Grizzle is a Homewood resident and the director of organizational development for Starnes Publishing, which produces The Homewood Star. She attended Homewood City Schools from sixth grade through her graduation in 1993, and she said part of the reason she returned to Homewood was so her 2-year-old son, Luke, could experience the same education system in a “wonderful, diverse community.” Luke will enter Shades Cahaba Elementary in 2020.
“Homewood really works hard to make sure all students are successful regardless of their socioeconomic level,” Grizzle said. “I think Homewood has a really strong investment in education. They have one of the best per-people spending ratios in the state.”
Grizzle taught math in Birmingham City Schools for 15 years. After completing her term as Teacher of the Year, she worked with the Alabama State Department of Education in educator effectiveness prior to joining Starnes Publishing in 2017. Having visited and worked in schools around the state, Grizzle said Homewood teachers and administrators have set the school system apart in the way they “work hard to make sure all students have quality access.”

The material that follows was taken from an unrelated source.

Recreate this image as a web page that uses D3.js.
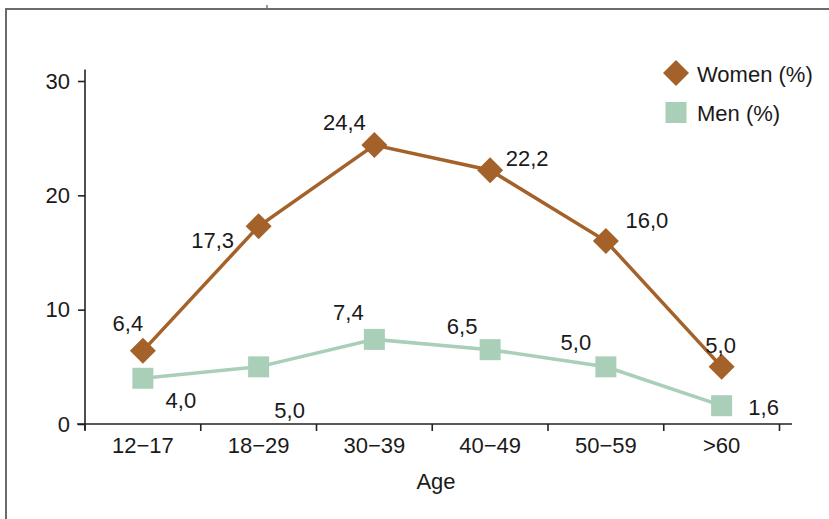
<!DOCTYPE html>
<html>
<head>
<meta charset="utf-8">
<script src="https://cdn.jsdelivr.net/npm/d3@7"></script>
<style>
  body { margin: 0; background: #fff; }
  svg { font-family: "Liberation Sans", Arial, sans-serif; }
</style>
</head>
<body>
<script>
((() => {

// data
let ages = ['12\u201317', '18\u201329', '30\u201339', '40\u201349', '50\u201359', '>60'];
let ageLabels = ['12\u221217', '18\u221229', '30\u221239', '40\u221249', '50\u221259', '>60'];
let women = [6.4, 17.3, 24.4, 22.2, 16.0, 5.0];
let men = [4.0, 5.0, 7.4, 6.5, 5.0, 1.6];
let yTicks = [0, 10, 20, 30];

let width = 829,
  height = 519;

let svg = d3.select('body')
  .append('svg')
    .attr('width', width)
    .attr('height', height);

// frame
svg.append('path')
  .attr('d', 'M6,520 L6,9 L830,9')
  .attr('fill', 'none')
  .attr('stroke', '#6b6b6b')
  .attr('stroke-width', 2);
svg.append('line')
  .attr('x1', 267).attr('x2', 267).attr('y1', 5).attr('y2', 8)
  .attr('stroke', '#333');

// scales
let yScale = d3.scaleLinear()
  .domain([0, 30])
  .range([424, 81]);

let xScale = d3.scaleBand()
  .domain(ages)
  .range([85, 779.5]);

let cx = d => xScale(d) + xScale.bandwidth() / 2;
let fs = '22px';
let ink = '#1a1a1a';

// y axis
let yAxis = svg.append('g')
  .attr('transform', 'translate(85,0)')
  .call(d3.axisLeft(yScale).tickValues(yTicks).tickSize(7).tickSizeOuter(0).tickPadding(8));
yAxis.select('.domain').attr('stroke', '#222').attr('stroke-width', 1.6)
  .attr('d', `M0,${yScale(0) + 6}V${yScale(31)}`);

// x axis
let xAxis = svg.append('g')
  .attr('transform', `translate(0,${yScale(0)})`)
  .call(d3.axisBottom(xScale).tickValues([]).tickSizeOuter(0));
xAxis.select('.domain').attr('stroke', '#222').attr('stroke-width', 1.6)
  .attr('d', 'M77,0H792');

// x ticks at band edges
let edges = ages.map(d => xScale(d)).concat([xScale.range()[1]]);
xAxis.selectAll('.edge')
  .data(edges)
  .enter()
  .append('line')
    .attr('x1', d => d).attr('x2', d => d)
    .attr('y1', 0).attr('y2', 7)
    .attr('stroke', '#222')
    .attr('stroke-width', 1.6);

xAxis.selectAll('.lab')
  .data(ages)
  .enter()
  .append('text')
    .attr('x', d => cx(d))
    .attr('y', 29)
    .attr('text-anchor', 'middle')
    .attr('fill', ink)
    .style('font-size', fs)
    .text((d, i) => ageLabels[i]);

[yAxis, xAxis].forEach(a => a.selectAll('.tick line').attr('stroke', '#222').attr('stroke-width', 1.6));
yAxis.selectAll('.tick text').style('font-size', fs).attr('fill', ink);

svg.append('text')
  .attr('x', 436)
  .attr('y', 489)
  .attr('text-anchor', 'middle')
  .style('font-size', fs)
  .attr('fill', ink)
  .text('Age');

let womenColor = '#a4622a',
  menColor = '#a9cfb9';

let line = d3.line()
  .x((d, i) => cx(ages[i]))
  .y(d => yScale(d));

// men
svg.append('path')
  .attr('d', line(men))
  .attr('fill', 'none')
  .attr('stroke', menColor)
  .attr('stroke-width', 3.5);
svg.selectAll('.men')
  .data(men)
  .enter()
  .append('rect')
    .attr('x', (d, i) => cx(ages[i]) - 10.5)
    .attr('y', d => yScale(d) - 10.5)
    .attr('width', 21)
    .attr('height', 21)
    .attr('fill', menColor);

// women
svg.append('path')
  .attr('d', line(women))
  .attr('fill', 'none')
  .attr('stroke', womenColor)
  .attr('stroke-width', 3.5);
let diamond = s => `M0,${-s}L${s},0L0,${s}L${-s},0Z`;
svg.selectAll('.women')
  .data(women)
  .enter()
  .append('path')
    .attr('d', diamond(13))
    .attr('transform', (d, i) => `translate(${cx(ages[i])},${yScale(d)})`)
    .attr('fill', womenColor);

// value labels (offsets from point, baseline)
let fmt = v => v.toFixed(1).replace('.', ',');
let womenOff = [[-15, -20], [-46, 22], [-30, -15], [37, -4], [41, -13], [-1, -14]];
let menOff = [[38, 30], [31, 51], [-26, -19], [-28, -16], [-30, -17], [42, 9]];

svg.selectAll('.wlab')
  .data(women)
  .enter()
  .append('text')
    .attr('x', (d, i) => cx(ages[i]) + womenOff[i][0])
    .attr('y', (d, i) => yScale(d) + womenOff[i][1])
    .attr('text-anchor', 'middle')
    .style('font-size', fs)
    .attr('fill', ink)
    .text(fmt);

svg.selectAll('.mlab')
  .data(men)
  .enter()
  .append('text')
    .attr('x', (d, i) => cx(ages[i]) + menOff[i][0])
    .attr('y', (d, i) => yScale(d) + menOff[i][1])
    .attr('text-anchor', 'middle')
    .style('font-size', fs)
    .attr('fill', ink)
    .text(fmt);

// legend
let legend = svg.append('g');
legend.append('path')
  .attr('d', diamond(13))
  .attr('transform', 'translate(676,73)')
  .attr('fill', womenColor);
legend.append('text')
  .attr('x', 697).attr('y', 82)
  .style('font-size', fs).attr('fill', ink)
  .text('Women (%)');
legend.append('rect')
  .attr('x', 665.5).attr('y', 102).attr('width', 21).attr('height', 21)
  .attr('fill', menColor);
legend.append('text')
  .attr('x', 697).attr('y', 121)
  .style('font-size', fs).attr('fill', ink)
  .text('Men (%)');

})());
</script>
</body>
</html>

At Homewood Grown, Grizzle said she intends to discuss the importance of local-level funding for the future of Homewood’s schools and students.
“We as a community are going to have to make sure that we use local taxes to continue to support our schools. And if the state continues to cut budgets, and even to an extent where your teacher-people ratio would rise, we’re going to have to stay committed to small classrooms and invest in teachers,” Grizzle said.
This year’s Homewood Grown is at SoHo Plaza April 20 from 6-9 p.m. or inside Rosewood Hall in the event of rain. Smith said the evening will include a plated dinner by Savoie Catering and the presentation of the Teacher Impact Awards.